What is asked: Below are the records. Retype, exactly, the lines from the first through the line with "p.ygrid.grid_line_width = 1.5", and leave out the pictures.

Data records:
■ ■ ■ ■ ■ ■ ■
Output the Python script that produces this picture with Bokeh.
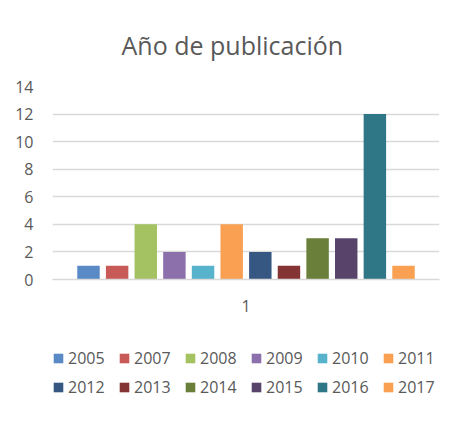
from bokeh.plotting import figure
from bokeh.layouts import column
from bokeh.models import (ColumnDataSource, Range1d, SingleIntervalTicker,
                          Legend, LegendItem, FactorRange)
from bokeh.transform import dodge
from bokeh.embed import file_html
from bokeh.resources import INLINE

# datos del gráfico
years = ["2005", "2007", "2008", "2009", "2010", "2011",
         "2012", "2013", "2014", "2015", "2016", "2017"]
counts = [1, 1, 4, 2, 1, 4, 2, 1, 3, 3, 12, 1]
category = ["1"]
colors = ["#5A8AC6", "#C85A57", "#A5C263", "#8C70AB", "#57B3CC", "#F9A052",
          "#355782", "#843434", "#6A7F39", "#58446B", "#2F7686", "#F9A052"]

FONT = "Open Sans"
GREY = "#595959"
GRID = "#D9D9D9"

p = figure(frame_width=387, frame_height=193,
           x_range=FactorRange(factors=category),
           y_range=Range1d(0, 14), output_backend="svg",
           toolbar_location=None, title="Año de publicación",
           min_border_left=52, min_border_right=20,
           min_border_top=86, min_border_bottom=40)
p.x_range.range_padding = 0
p.outline_line_color = None

# título
p.title.align = "left"
p.title.offset = 69
p.title.standoff = 50
p.title.text_font = FONT
p.title.text_font_size = "25px"
p.title.text_font_style = "normal"
p.title.text_color = GREY

# ejes
p.yaxis.ticker = SingleIntervalTicker(interval=2)
p.yaxis.axis_line_color = None
p.yaxis.major_tick_line_color = None
p.yaxis.minor_tick_line_color = None
p.yaxis.major_label_standoff = 13
p.yaxis.major_label_text_font = FONT
p.yaxis.major_label_text_font_size = "16px"
p.yaxis.major_label_text_color = GREY

p.xaxis.axis_line_color = GRID
p.xaxis.axis_line_width = 1.5
p.xaxis.major_tick_line_color = None
p.xaxis.major_label_standoff = 14
p.xaxis.major_label_text_font = FONT
p.xaxis.major_label_text_font_size = "16px"
p.xaxis.major_label_text_color = GREY

p.xgrid.grid_line_color = None
p.ygrid.grid_line_color = GRID
p.ygrid.grid_line_width = 1.5

# figura aparte para la leyenda, debajo del gráfico
pl = figure(width=459, height=95, output_backend="svg",
            x_range=Range1d(0, 1), y_range=Range1d(0, 1),
            toolbar_location=None, x_axis_location=None,
            y_axis_location=None, min_border=0)
pl.outline_line_color = None
pl.grid.grid_line_color = None

# barras
step = 0.074
items = []
for i, (yr, n, c) in enumerate(zip(years, counts, colors)):
    src = ColumnDataSource(dict(cat=category, top=[n]))
    xpos = dodge("cat", (i - 5.5) * step, range=p.x_range)
    p.vbar(x=xpos, top="top", width=0.058, source=src,
           fill_color=c, line_color=None)
    # copia oculta, solo para la muestra de la leyenda
    r = pl.vbar(x=xpos, top="top", width=0.058, source=src,
                fill_color=c, line_color=None, visible=False)
    items.append(LegendItem(label=yr, renderers=[r]))

for row, y in [(items[:6], 45), (items[6:], 16)]:
    legend = Legend(items=row, orientation="horizontal", location=(0, y),
                    glyph_width=12, glyph_height=12, label_standoff=4,
                    label_width=41, label_height=16, spacing=9,
                    padding=0, margin=0, border_line_color=None,
                    background_fill_alpha=0, inactive_fill_alpha=0,
                    label_text_font=FONT, label_text_font_size="16px",
                    label_text_color=GREY)
    pl.add_layout(legend)

open("out.html", "w").write(file_html(column(p, pl), INLINE))
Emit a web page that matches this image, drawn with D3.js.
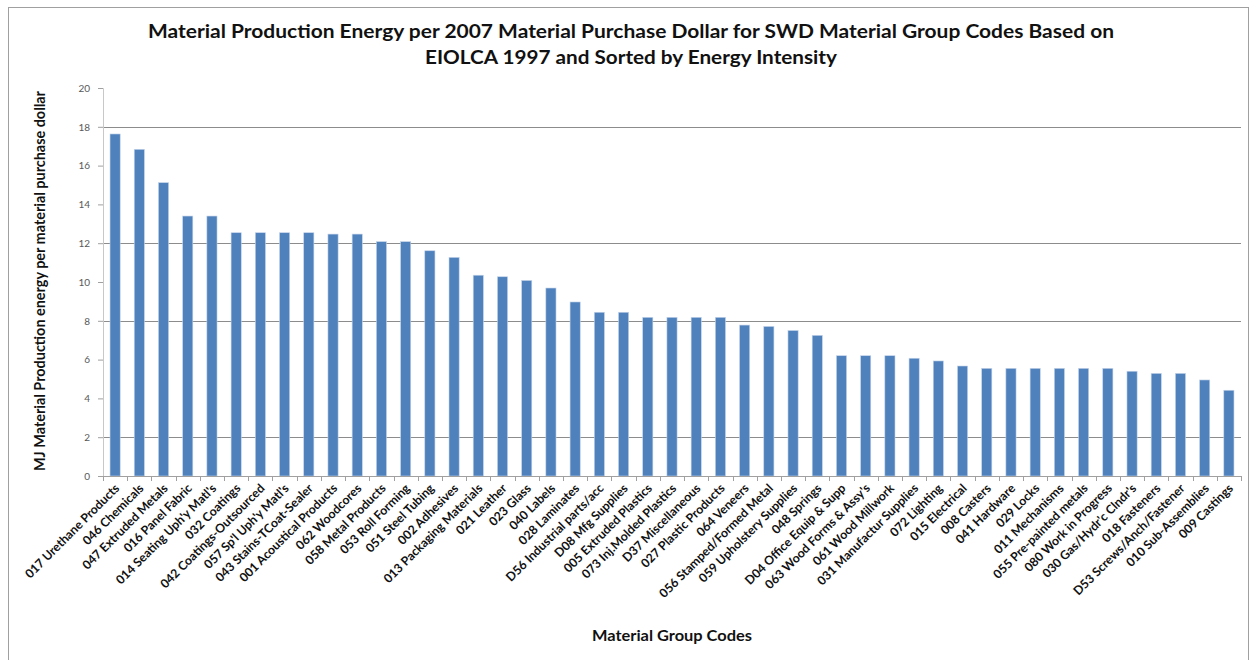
■ ■ ■ ■ ■ ■ ■
Answer:
Output the Python script that produces this picture with Bokeh.
from bokeh.plotting import figure
from bokeh.layouts import column
from bokeh.models import (ColumnDataSource, Range1d, SingleIntervalTicker,
                          Legend, LegendItem, FactorRange)
from bokeh.transform import dodge
from bokeh.embed import file_html
from bokeh.resources import INLINE

# datos del gráfico
years = ["2005", "2007", "2008", "2009", "2010", "2011",
         "2012", "2013", "2014", "2015", "2016", "2017"]
counts = [1, 1, 4, 2, 1, 4, 2, 1, 3, 3, 12, 1]
category = ["1"]
colors = ["#5A8AC6", "#C85A57", "#A5C263", "#8C70AB", "#57B3CC", "#F9A052",
          "#355782", "#843434", "#6A7F39", "#58446B", "#2F7686", "#F9A052"]

FONT = "Open Sans"
GREY = "#595959"
GRID = "#D9D9D9"

p = figure(frame_width=387, frame_height=193,
           x_range=FactorRange(factors=category),
           y_range=Range1d(0, 14), output_backend="svg",
           toolbar_location=None, title="Año de publicación",
           min_border_left=52, min_border_right=20,
           min_border_top=86, min_border_bottom=40)
p.x_range.range_padding = 0
p.outline_line_color = None

# título
p.title.align = "left"
p.title.offset = 69
p.title.standoff = 50
p.title.text_font = FONT
p.title.text_font_size = "25px"
p.title.text_font_style = "normal"
p.title.text_color = GREY

# ejes
p.yaxis.ticker = SingleIntervalTicker(interval=2)
p.yaxis.axis_line_color = None
p.yaxis.major_tick_line_color = None
p.yaxis.minor_tick_line_color = None
p.yaxis.major_label_standoff = 13
p.yaxis.major_label_text_font = FONT
p.yaxis.major_label_text_font_size = "16px"
p.yaxis.major_label_text_color = GREY

p.xaxis.axis_line_color = GRID
p.xaxis.axis_line_width = 1.5
p.xaxis.major_tick_line_color = None
p.xaxis.major_label_standoff = 14
p.xaxis.major_label_text_font = FONT
p.xaxis.major_label_text_font_size = "16px"
p.xaxis.major_label_text_color = GREY

p.xgrid.grid_line_color = None
p.ygrid.grid_line_color = GRID
p.ygrid.grid_line_width = 1.5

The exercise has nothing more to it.